Neither TSX Venture Exchange nor its Regulation Services Provider (as that term is defined in the policies of the TSX Venture Exchange) accepts responsibility for the adequacy or accuracy of this press release.

Forward-Looking Statements

This press release contains forward-looking statements and forward-looking information within the meaning of applicable securities laws including, but not limited to, the anticipated use of proceeds and the receipt of Exchange approval of the Offering. The use of any of the words “expect”, “anticipate”, “continue”, “estimate”, “objective”, “ongoing”, “may”, “will”, “project”, “should”, “believe”, “plans”, “intends” and similar expressions are intended to identify forward-looking information or statements. The forward-looking statements and information are based on certain key expectations and assumptions made by the Company. Although the Company believes that the expectations and assumptions on which such forward-looking statements and information are based are reasonable, undue reliance should not be placed on the forward-looking statements and information because the Company can give no assurance that they will prove to be correct.

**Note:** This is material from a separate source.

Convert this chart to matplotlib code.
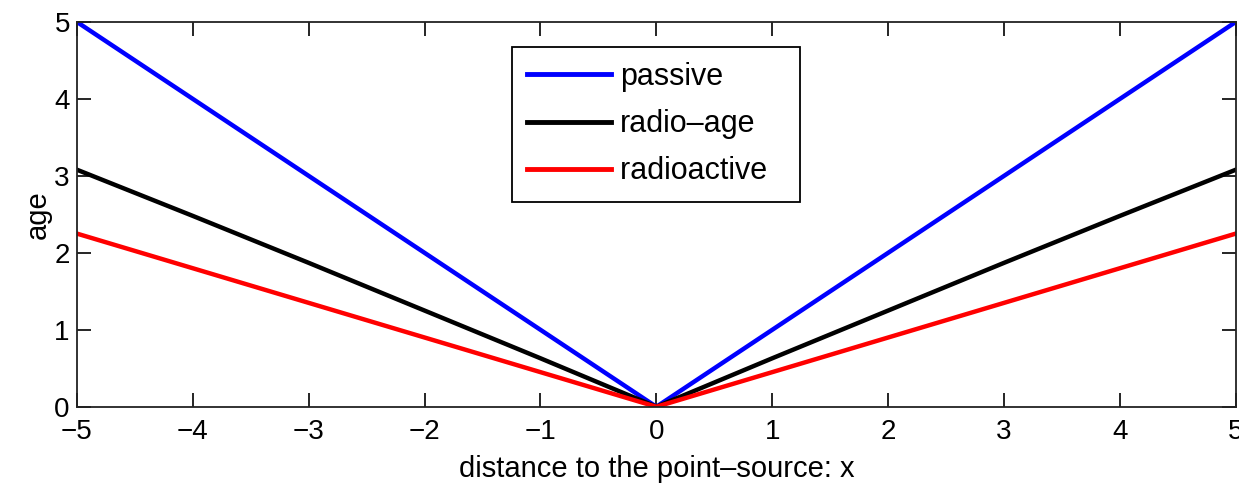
import numpy as np
import matplotlib
matplotlib.use('Agg')
import matplotlib.pyplot as plt

plt.rcParams['font.family'] = ['Liberation Sans', 'DejaVu Sans']

# distance to the point-source
x = [-5, -4, -3, -2, -1, 0, 1, 2, 3, 4, 5]
passive = [5.0, 4.0, 3.0, 2.0, 1.0, 0.0, 1.0, 2.0, 3.0, 4.0, 5.0]
radio_age = [3.08, 2.48, 1.87, 1.25, 0.63, 0.0, 0.63, 1.25, 1.87, 2.48, 3.08]
radioactive = [2.25, 1.80, 1.35, 0.90, 0.45, 0.0, 0.45, 0.90, 1.35, 1.80, 2.25]

fig = plt.figure(figsize=(12.39, 4.86), dpi=100)
ax = fig.add_axes([0.062, 0.163, 0.9355, 0.792])

ax.plot(x, passive, color='#0000ff', lw=3.2, label='passive')
ax.plot(x, radio_age, color='black', lw=3.2, label='radio\u2013age')
ax.plot(x, radioactive, color='#ff0000', lw=3.2, label='radioactive  ')

ax.set_xlim(-5, 5)
ax.set_ylim(0, 5)
ax.set_xticks(range(-5, 6))
ax.set_yticks(range(0, 6))
ax.set_xticklabels([str(i).replace('-', '\u2212') for i in range(-5, 6)])
ax.tick_params(direction='in', top=True, right=True, length=10, width=1.2,
               labelsize=20)
ax.tick_params(axis='x', pad=9)
ax.tick_params(axis='y', pad=5)
for s in ax.spines.values():
    s.set_linewidth(1.3)
    s.set_color('#222222')

ax.set_xlabel('distance to the point\u2013source: x', fontsize=21, labelpad=7)
ax.set_ylabel('age', fontsize=21, labelpad=2)

leg = ax.legend(loc='upper left', bbox_to_anchor=(0.3753, 0.935), fontsize=22,
                fancybox=False, framealpha=1, edgecolor='black', handlelength=2.75,
                handletextpad=0.3, borderpad=0.5, labelspacing=0.56,
                borderaxespad=0)
leg.get_frame().set_linewidth(1.3)
for h in leg.get_lines():
    h.set_linewidth(3.5)

fig.savefig('out.png', dpi=100)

Since forward-looking statements and information address future events and conditions, by their very nature they involve inherent risks and uncertainties. Actual results could differ materially from those currently anticipated due to a number of factors and risks. Factors which could materially affect such forward-looking information are described in the risk factors in the Company’s most recent annual management’s discussion and analysis that is available on the Company’s profile on SEDAR+ at www.sedarplus.com. Readers are cautioned that the foregoing list of factors is not exhaustive. The forward-looking statements included in this press release are expressly qualified by this cautionary statement. The forward-looking statements and information contained in this press release are made as of the date hereof and the Company undertakes no obligation to update publicly or revise any forward-looking statements or information, whether as a result of new information, future events or otherwise, unless so required by applicable securities laws.